— Start of DATASET —

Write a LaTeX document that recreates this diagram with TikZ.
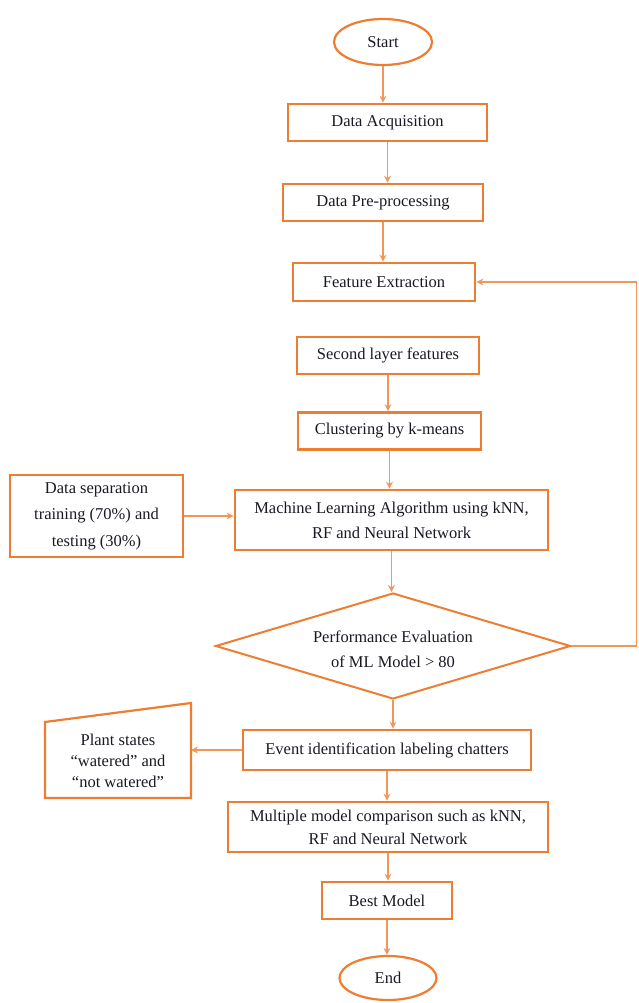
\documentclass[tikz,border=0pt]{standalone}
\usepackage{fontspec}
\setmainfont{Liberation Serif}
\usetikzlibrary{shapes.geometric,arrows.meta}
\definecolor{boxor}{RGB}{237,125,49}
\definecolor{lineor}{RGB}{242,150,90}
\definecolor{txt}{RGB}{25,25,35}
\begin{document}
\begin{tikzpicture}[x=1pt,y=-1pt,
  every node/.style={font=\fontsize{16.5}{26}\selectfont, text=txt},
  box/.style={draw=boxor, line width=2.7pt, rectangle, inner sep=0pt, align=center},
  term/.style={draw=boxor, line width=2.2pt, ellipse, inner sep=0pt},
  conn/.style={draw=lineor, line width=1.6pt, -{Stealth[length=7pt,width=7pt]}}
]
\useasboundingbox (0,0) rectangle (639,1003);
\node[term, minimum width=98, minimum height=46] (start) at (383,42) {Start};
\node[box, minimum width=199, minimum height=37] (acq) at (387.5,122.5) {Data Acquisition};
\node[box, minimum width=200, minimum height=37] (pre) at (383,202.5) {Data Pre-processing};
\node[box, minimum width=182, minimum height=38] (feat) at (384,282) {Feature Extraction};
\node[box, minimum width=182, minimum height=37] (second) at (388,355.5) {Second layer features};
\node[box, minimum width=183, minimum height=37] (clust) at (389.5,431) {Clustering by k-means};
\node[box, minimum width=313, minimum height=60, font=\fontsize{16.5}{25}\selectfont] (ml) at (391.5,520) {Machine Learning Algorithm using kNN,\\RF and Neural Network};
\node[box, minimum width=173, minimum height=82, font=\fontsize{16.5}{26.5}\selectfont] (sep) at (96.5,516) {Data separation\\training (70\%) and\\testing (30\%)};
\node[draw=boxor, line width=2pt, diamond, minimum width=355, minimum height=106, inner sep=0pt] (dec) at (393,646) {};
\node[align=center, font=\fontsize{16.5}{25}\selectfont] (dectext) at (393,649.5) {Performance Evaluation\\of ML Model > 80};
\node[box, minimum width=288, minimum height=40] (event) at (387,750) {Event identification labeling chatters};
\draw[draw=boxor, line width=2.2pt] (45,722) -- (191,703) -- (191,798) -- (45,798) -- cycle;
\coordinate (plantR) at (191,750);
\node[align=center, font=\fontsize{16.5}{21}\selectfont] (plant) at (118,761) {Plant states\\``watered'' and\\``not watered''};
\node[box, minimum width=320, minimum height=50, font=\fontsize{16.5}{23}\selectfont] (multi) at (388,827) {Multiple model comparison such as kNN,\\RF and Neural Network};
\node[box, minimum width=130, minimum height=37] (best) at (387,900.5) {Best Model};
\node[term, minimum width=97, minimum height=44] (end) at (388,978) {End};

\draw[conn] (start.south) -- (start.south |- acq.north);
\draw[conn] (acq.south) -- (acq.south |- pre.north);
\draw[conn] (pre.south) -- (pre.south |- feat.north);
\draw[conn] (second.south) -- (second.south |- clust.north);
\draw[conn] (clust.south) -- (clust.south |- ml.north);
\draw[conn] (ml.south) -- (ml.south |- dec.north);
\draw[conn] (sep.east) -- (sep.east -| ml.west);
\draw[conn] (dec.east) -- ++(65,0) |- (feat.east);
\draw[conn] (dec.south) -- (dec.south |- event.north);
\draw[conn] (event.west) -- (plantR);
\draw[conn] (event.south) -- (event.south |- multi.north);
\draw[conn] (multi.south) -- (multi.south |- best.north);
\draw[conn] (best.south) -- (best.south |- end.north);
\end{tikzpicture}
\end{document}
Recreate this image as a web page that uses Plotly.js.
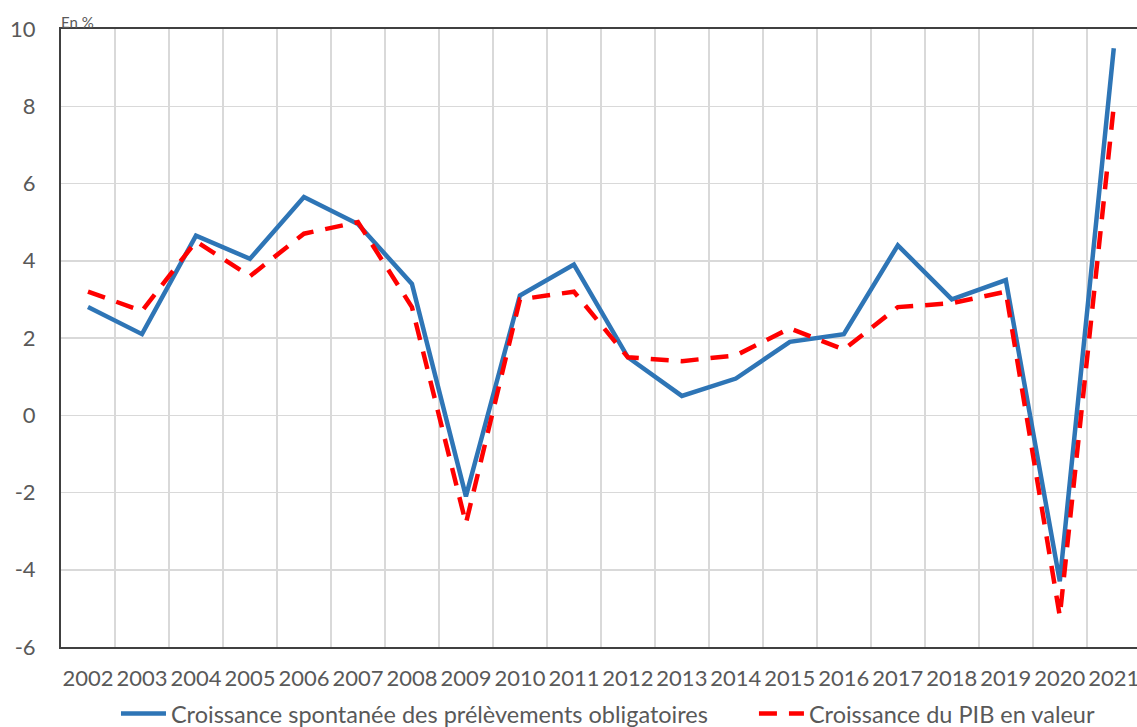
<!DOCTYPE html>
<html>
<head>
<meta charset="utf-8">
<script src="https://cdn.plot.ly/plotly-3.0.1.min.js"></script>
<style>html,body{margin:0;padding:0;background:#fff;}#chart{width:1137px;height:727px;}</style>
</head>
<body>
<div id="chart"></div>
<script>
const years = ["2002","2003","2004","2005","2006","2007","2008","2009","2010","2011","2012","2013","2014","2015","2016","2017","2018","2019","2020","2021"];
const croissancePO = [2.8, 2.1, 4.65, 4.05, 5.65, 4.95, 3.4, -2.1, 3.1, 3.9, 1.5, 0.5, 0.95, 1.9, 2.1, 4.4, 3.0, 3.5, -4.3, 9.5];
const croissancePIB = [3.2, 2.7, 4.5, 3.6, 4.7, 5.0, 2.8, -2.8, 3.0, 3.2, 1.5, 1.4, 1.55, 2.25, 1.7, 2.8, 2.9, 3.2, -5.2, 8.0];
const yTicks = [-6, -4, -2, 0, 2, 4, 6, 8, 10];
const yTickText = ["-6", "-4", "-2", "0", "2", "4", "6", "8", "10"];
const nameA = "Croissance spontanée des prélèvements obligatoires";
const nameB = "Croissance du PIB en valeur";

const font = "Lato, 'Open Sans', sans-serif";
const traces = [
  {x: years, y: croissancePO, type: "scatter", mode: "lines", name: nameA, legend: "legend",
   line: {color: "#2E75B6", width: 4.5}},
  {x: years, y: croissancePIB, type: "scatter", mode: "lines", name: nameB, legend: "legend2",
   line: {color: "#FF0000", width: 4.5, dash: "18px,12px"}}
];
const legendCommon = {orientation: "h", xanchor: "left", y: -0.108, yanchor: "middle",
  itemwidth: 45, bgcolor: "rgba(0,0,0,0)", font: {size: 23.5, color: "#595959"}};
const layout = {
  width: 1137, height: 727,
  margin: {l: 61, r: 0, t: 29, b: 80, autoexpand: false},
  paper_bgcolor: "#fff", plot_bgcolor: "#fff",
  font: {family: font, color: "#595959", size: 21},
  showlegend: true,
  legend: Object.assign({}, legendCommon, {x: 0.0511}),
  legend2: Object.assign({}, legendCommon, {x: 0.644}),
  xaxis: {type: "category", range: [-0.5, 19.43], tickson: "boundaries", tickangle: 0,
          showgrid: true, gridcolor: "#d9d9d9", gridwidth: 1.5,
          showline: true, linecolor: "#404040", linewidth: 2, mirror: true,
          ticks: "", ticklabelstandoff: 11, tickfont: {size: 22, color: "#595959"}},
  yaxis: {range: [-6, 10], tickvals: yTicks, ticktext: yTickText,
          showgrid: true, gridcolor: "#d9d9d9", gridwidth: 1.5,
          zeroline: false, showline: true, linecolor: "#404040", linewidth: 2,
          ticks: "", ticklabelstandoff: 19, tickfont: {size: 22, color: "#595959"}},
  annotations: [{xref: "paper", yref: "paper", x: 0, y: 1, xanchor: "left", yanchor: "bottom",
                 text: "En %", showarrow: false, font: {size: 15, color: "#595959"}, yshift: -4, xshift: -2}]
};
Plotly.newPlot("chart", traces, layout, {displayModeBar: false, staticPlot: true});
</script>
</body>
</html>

— End of DATASET —
— Start of DATASET —

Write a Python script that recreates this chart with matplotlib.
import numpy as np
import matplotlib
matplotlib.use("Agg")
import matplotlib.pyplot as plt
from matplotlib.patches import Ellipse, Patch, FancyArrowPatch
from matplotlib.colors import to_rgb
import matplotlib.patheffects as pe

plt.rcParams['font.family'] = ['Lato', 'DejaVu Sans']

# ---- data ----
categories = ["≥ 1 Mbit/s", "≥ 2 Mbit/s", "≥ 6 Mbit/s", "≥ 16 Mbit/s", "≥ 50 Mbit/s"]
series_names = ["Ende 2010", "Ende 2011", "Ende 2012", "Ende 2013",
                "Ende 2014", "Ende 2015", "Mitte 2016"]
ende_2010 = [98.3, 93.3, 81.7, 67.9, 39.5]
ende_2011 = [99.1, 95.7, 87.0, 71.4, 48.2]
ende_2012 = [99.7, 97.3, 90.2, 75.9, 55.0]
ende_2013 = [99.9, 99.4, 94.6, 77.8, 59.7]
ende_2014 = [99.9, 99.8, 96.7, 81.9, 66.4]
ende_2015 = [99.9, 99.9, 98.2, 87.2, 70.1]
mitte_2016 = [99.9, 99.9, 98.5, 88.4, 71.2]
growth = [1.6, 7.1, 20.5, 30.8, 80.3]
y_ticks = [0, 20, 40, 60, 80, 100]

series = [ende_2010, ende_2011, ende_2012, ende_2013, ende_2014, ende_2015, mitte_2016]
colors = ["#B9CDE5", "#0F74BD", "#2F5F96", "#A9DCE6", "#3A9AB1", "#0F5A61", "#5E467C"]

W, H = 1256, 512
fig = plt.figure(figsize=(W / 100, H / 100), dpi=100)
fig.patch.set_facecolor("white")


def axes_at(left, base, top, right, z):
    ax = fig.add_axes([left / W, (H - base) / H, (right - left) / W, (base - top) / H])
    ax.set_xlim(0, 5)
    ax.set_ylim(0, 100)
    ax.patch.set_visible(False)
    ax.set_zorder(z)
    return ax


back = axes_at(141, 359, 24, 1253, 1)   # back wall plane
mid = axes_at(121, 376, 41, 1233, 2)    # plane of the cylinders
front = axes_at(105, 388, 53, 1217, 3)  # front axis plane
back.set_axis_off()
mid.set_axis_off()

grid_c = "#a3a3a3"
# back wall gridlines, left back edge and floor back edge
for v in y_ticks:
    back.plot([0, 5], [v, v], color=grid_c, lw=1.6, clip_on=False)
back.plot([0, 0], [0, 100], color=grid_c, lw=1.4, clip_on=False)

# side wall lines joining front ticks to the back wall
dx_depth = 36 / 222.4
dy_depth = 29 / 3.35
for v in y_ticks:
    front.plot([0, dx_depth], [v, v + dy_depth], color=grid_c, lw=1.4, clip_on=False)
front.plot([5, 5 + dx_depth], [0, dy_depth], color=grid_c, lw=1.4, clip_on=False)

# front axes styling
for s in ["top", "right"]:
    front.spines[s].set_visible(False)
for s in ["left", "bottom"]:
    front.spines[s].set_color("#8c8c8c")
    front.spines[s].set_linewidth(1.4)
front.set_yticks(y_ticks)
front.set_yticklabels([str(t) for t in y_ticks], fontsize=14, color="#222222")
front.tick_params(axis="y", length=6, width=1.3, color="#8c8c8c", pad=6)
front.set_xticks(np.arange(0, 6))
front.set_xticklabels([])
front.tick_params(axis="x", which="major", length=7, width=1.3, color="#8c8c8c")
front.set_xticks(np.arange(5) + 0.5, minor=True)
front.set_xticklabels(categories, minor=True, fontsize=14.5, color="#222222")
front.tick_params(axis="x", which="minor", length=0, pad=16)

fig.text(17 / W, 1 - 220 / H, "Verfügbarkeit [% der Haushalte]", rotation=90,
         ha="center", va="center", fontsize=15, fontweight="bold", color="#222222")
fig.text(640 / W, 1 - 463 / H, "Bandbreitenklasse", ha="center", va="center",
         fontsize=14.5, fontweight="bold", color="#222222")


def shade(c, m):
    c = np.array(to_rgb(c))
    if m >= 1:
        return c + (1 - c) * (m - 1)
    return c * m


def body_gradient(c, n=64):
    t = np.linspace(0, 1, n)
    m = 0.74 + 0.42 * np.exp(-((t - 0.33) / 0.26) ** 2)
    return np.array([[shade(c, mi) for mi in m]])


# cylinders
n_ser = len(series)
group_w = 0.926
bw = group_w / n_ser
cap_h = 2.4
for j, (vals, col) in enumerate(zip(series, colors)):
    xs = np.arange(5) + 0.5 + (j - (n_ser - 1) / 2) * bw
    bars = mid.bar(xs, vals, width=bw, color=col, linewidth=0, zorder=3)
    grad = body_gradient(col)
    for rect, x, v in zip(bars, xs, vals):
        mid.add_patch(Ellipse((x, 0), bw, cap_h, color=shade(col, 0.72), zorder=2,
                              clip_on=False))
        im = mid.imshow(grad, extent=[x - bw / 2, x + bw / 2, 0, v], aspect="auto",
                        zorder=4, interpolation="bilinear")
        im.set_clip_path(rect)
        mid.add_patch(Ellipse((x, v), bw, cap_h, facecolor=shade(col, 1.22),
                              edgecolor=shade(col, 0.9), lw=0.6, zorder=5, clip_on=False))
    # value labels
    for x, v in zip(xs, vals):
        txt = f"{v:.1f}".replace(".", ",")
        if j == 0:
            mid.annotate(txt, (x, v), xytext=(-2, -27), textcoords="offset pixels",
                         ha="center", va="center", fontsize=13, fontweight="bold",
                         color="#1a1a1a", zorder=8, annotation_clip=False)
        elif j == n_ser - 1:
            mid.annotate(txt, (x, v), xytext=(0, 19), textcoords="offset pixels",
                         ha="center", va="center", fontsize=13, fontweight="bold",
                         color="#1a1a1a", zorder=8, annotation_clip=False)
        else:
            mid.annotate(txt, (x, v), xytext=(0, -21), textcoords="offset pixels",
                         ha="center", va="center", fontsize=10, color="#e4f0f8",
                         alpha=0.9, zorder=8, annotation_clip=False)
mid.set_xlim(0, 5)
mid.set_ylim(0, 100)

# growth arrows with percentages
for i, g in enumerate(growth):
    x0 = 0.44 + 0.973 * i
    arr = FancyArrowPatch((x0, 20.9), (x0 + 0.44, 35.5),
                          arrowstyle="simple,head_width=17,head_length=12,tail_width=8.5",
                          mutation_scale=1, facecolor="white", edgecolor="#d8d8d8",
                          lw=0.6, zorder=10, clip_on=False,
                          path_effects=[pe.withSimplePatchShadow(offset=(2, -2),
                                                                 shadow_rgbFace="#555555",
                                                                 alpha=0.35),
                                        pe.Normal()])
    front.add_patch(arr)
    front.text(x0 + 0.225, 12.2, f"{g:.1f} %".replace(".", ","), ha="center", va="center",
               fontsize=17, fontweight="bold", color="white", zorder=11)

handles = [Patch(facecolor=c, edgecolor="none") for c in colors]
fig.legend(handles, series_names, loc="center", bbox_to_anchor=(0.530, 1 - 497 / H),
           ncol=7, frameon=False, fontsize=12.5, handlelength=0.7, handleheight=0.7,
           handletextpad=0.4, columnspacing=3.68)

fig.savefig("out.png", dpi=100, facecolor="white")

— End of DATASET —

#### PROBLEM REQUIREMENTS:
Begin at the line that has "Write a Python" in the entries above; stop after the line that has "plt.rcParams['font.family'] = ['Lato', 'DejaVu". Transcribe exactly those lines and no others.

#### RESPONSE:
Write a Python script that recreates this chart with matplotlib.
import numpy as np
import matplotlib
matplotlib.use("Agg")
import matplotlib.pyplot as plt
from matplotlib.patches import Ellipse, Patch, FancyArrowPatch
from matplotlib.colors import to_rgb
import matplotlib.patheffects as pe

plt.rcParams['font.family'] = ['Lato', 'DejaVu Sans']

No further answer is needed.